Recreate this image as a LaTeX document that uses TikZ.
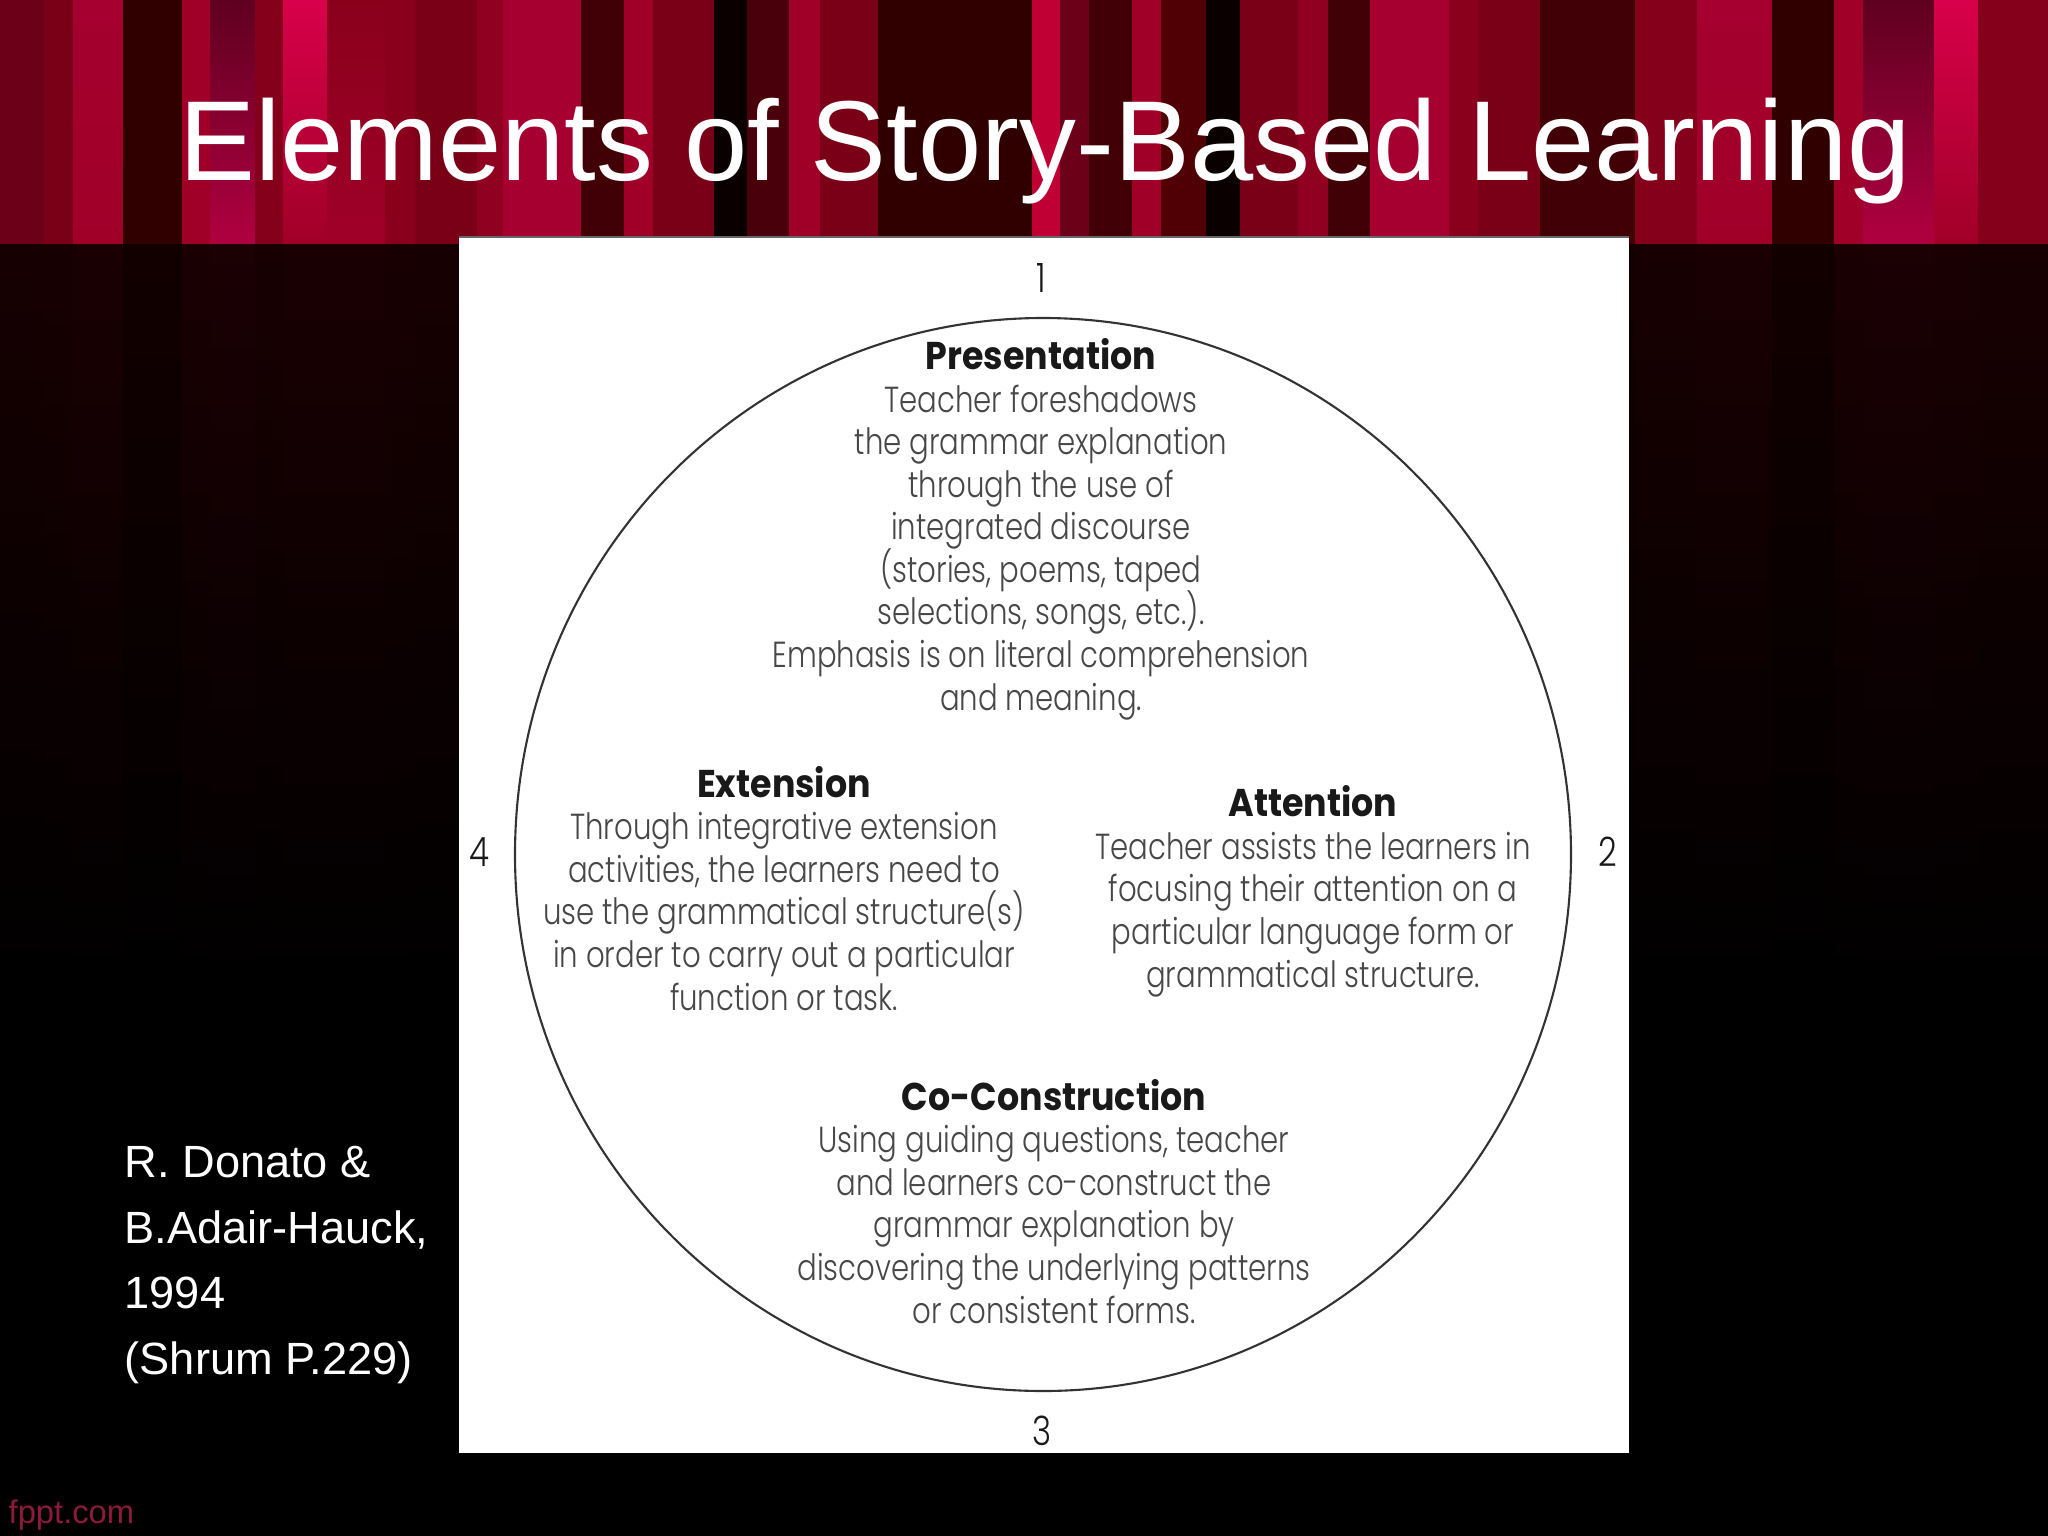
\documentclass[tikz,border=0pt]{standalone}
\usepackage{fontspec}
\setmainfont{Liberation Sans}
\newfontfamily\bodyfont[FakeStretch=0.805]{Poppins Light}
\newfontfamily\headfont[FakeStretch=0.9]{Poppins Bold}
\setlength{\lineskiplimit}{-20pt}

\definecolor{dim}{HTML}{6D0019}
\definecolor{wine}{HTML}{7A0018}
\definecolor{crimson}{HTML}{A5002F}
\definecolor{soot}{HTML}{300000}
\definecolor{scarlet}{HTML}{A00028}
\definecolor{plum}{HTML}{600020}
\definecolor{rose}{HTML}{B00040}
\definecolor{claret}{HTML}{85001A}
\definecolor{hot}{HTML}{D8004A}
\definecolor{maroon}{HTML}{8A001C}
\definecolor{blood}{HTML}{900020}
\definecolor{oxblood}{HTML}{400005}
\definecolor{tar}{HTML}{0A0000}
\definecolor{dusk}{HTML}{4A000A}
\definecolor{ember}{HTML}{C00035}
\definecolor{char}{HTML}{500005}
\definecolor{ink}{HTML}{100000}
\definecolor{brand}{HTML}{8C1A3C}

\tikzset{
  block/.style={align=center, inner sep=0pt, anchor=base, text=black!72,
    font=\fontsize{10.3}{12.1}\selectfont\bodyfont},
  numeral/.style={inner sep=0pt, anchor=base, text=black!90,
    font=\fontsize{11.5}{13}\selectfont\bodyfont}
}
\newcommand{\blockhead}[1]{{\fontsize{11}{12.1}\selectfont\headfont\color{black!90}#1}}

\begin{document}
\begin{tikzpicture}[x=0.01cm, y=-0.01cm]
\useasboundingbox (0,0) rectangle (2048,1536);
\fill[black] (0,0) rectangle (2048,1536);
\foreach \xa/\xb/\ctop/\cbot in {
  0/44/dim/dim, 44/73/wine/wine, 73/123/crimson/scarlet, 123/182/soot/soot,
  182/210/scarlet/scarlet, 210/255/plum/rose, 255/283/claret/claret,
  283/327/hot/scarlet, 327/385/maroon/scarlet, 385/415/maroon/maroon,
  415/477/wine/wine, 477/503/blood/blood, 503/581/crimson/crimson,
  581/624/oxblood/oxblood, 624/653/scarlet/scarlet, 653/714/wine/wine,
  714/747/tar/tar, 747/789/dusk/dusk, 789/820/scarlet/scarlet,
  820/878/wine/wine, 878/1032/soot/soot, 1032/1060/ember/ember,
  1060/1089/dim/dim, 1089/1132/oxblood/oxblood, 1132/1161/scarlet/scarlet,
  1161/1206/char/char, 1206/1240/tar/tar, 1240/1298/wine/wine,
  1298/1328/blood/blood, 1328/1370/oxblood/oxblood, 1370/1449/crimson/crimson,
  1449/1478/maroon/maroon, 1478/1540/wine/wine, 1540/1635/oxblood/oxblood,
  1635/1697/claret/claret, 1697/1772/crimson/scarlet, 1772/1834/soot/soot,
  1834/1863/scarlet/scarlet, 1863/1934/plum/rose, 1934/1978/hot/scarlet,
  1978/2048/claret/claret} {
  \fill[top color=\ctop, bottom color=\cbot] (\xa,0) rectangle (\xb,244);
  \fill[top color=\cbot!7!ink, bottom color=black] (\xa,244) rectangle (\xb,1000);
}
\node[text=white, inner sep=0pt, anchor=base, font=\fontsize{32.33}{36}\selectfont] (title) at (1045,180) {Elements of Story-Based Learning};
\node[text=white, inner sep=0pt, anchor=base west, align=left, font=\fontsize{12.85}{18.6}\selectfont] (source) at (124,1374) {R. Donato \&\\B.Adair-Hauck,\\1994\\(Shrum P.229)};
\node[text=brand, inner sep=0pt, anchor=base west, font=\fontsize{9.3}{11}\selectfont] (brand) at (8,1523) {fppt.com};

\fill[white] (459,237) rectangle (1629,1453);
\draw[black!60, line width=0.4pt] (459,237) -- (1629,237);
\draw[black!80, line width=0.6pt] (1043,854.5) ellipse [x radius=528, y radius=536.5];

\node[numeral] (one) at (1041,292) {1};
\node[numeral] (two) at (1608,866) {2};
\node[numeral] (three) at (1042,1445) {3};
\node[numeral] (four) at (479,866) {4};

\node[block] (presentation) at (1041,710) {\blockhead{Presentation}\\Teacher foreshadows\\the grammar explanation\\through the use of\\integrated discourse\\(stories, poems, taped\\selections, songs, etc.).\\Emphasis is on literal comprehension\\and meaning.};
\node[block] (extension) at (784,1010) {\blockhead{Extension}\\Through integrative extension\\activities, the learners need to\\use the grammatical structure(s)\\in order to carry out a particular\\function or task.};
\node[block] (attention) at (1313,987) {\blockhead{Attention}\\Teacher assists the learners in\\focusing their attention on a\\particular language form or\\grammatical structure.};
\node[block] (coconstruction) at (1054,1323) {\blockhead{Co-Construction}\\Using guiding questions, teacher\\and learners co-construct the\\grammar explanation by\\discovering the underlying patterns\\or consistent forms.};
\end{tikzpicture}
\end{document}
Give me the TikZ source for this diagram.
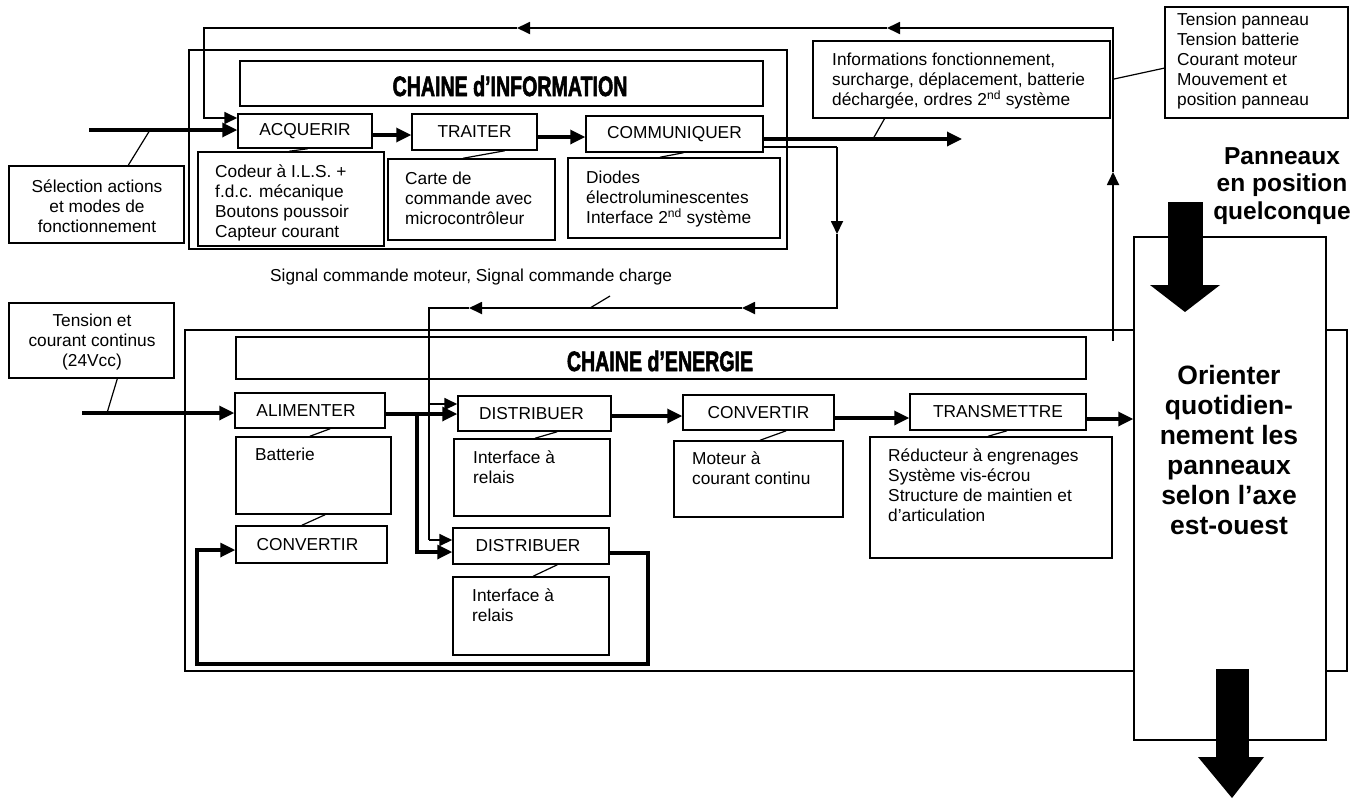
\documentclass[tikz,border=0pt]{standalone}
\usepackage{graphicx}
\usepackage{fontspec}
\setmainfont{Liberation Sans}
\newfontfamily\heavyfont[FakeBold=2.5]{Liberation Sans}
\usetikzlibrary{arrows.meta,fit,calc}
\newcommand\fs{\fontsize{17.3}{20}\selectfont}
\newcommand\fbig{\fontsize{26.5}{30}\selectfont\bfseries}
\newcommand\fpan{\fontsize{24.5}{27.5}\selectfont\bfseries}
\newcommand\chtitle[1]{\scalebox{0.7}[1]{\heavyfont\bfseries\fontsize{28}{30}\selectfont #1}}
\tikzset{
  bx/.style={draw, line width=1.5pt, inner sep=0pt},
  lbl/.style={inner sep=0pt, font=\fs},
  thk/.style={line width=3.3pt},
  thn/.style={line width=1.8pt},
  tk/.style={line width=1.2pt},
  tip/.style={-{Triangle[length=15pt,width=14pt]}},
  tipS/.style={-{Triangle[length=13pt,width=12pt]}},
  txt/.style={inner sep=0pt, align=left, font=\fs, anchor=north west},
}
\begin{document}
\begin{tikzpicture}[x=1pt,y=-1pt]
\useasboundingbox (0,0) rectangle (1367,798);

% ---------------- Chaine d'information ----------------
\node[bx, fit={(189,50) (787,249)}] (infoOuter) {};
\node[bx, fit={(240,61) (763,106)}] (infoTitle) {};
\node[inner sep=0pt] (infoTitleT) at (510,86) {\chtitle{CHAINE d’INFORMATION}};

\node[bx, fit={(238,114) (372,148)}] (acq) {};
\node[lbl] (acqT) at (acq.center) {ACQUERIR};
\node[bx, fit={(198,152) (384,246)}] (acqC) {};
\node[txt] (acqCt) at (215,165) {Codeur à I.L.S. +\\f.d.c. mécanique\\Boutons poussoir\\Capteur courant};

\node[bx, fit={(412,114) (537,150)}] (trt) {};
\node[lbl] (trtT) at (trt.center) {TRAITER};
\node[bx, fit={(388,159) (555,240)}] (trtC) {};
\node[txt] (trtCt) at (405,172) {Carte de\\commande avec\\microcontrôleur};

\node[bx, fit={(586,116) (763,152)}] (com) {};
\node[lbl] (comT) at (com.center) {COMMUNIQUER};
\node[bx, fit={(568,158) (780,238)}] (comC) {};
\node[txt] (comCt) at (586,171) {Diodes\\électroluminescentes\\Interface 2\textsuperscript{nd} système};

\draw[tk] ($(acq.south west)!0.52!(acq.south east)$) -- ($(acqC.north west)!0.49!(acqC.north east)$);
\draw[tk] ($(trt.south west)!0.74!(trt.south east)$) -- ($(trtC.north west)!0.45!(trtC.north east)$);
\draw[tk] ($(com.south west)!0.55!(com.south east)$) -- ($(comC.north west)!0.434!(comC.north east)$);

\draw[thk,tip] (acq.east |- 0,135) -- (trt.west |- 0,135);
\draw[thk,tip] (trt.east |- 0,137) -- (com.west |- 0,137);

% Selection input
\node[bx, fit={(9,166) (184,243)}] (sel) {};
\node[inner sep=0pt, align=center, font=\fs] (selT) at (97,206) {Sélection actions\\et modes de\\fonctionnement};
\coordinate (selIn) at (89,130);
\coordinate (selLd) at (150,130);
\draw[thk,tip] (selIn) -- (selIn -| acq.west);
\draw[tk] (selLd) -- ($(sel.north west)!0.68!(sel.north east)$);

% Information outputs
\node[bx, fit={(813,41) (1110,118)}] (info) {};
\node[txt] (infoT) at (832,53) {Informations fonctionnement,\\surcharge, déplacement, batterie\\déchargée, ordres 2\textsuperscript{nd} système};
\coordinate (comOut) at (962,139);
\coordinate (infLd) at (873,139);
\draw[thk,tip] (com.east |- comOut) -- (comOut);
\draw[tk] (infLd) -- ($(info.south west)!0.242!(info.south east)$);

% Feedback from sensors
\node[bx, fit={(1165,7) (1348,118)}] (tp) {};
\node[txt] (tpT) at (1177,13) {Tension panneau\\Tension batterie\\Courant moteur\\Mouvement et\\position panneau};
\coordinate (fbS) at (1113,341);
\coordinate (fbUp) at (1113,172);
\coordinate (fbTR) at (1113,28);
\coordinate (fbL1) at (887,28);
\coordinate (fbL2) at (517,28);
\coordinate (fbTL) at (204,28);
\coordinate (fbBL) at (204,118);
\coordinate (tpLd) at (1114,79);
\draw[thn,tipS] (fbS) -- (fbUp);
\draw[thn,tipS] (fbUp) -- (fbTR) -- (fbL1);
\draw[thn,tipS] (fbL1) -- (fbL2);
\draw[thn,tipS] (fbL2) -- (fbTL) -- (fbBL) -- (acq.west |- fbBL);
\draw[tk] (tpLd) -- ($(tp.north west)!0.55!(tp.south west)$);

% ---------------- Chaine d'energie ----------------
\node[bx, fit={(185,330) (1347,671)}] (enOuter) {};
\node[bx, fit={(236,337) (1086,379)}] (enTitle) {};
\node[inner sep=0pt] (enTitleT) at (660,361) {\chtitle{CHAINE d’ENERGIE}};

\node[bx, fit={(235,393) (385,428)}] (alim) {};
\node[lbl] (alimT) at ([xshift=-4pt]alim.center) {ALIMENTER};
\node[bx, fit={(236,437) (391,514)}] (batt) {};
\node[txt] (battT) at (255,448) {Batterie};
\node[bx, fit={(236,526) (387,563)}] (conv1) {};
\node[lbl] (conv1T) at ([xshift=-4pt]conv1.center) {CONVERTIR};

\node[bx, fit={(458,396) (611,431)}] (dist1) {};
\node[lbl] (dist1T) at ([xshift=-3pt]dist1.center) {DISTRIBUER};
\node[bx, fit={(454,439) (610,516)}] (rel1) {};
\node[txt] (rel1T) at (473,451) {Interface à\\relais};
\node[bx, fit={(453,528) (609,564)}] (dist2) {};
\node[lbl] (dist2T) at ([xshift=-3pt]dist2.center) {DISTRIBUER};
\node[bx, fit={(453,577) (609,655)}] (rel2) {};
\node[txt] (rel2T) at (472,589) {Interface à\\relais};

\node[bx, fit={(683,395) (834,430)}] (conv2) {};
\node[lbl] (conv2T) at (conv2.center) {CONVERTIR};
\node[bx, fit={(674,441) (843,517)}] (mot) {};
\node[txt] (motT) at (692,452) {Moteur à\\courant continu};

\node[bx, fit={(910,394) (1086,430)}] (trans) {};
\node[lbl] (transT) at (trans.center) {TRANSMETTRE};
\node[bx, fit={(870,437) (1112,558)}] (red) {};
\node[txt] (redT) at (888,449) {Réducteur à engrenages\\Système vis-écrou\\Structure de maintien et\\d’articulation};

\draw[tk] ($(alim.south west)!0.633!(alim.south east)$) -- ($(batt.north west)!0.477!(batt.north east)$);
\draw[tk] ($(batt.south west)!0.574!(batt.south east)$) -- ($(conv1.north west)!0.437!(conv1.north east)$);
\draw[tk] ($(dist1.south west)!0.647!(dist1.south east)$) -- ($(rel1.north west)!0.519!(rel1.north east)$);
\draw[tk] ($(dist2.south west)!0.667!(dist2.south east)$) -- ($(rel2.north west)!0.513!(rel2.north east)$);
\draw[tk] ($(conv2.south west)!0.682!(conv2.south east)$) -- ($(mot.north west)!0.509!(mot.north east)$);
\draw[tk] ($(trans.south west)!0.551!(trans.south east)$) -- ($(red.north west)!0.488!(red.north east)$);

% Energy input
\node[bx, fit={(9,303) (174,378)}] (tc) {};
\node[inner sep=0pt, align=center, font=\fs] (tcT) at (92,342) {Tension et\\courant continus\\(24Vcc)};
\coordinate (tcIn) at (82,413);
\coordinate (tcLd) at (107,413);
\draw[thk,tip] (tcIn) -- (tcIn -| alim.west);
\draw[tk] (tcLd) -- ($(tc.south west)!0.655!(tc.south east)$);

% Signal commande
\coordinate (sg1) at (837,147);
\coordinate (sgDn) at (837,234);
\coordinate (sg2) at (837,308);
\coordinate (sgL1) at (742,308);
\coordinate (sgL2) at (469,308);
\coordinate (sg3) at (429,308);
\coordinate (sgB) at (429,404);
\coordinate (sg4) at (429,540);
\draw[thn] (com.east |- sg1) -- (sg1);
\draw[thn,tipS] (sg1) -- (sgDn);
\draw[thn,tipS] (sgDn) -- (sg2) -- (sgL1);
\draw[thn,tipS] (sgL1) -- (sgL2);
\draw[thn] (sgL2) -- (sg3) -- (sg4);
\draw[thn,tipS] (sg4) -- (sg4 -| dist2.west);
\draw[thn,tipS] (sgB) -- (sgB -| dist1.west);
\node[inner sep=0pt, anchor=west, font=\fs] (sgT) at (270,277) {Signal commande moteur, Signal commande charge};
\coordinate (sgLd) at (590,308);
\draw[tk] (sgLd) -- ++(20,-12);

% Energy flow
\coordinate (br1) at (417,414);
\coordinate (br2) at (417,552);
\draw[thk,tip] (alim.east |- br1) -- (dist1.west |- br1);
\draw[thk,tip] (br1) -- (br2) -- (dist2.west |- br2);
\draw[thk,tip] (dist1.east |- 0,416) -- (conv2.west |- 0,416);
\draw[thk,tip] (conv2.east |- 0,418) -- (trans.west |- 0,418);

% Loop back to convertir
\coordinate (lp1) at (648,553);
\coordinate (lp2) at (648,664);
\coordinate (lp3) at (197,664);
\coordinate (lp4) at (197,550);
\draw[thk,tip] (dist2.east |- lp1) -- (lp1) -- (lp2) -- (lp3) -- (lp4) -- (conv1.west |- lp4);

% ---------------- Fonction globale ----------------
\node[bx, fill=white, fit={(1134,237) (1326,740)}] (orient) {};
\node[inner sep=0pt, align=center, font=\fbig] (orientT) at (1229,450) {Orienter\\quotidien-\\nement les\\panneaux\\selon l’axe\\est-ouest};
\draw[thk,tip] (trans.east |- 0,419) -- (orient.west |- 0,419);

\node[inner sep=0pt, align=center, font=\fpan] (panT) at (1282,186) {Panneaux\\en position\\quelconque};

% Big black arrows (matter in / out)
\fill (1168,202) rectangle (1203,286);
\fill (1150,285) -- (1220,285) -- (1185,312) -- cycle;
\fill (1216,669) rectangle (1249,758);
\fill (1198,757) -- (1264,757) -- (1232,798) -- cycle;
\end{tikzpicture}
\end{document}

*****

• **WRITTEN REQUEST**
Copy every single line of the material above that holds "this".

• **SOLVED EXERCISE**
Recreate this image as a LaTeX document that uses TikZ.
Give me the TikZ source for this diagram.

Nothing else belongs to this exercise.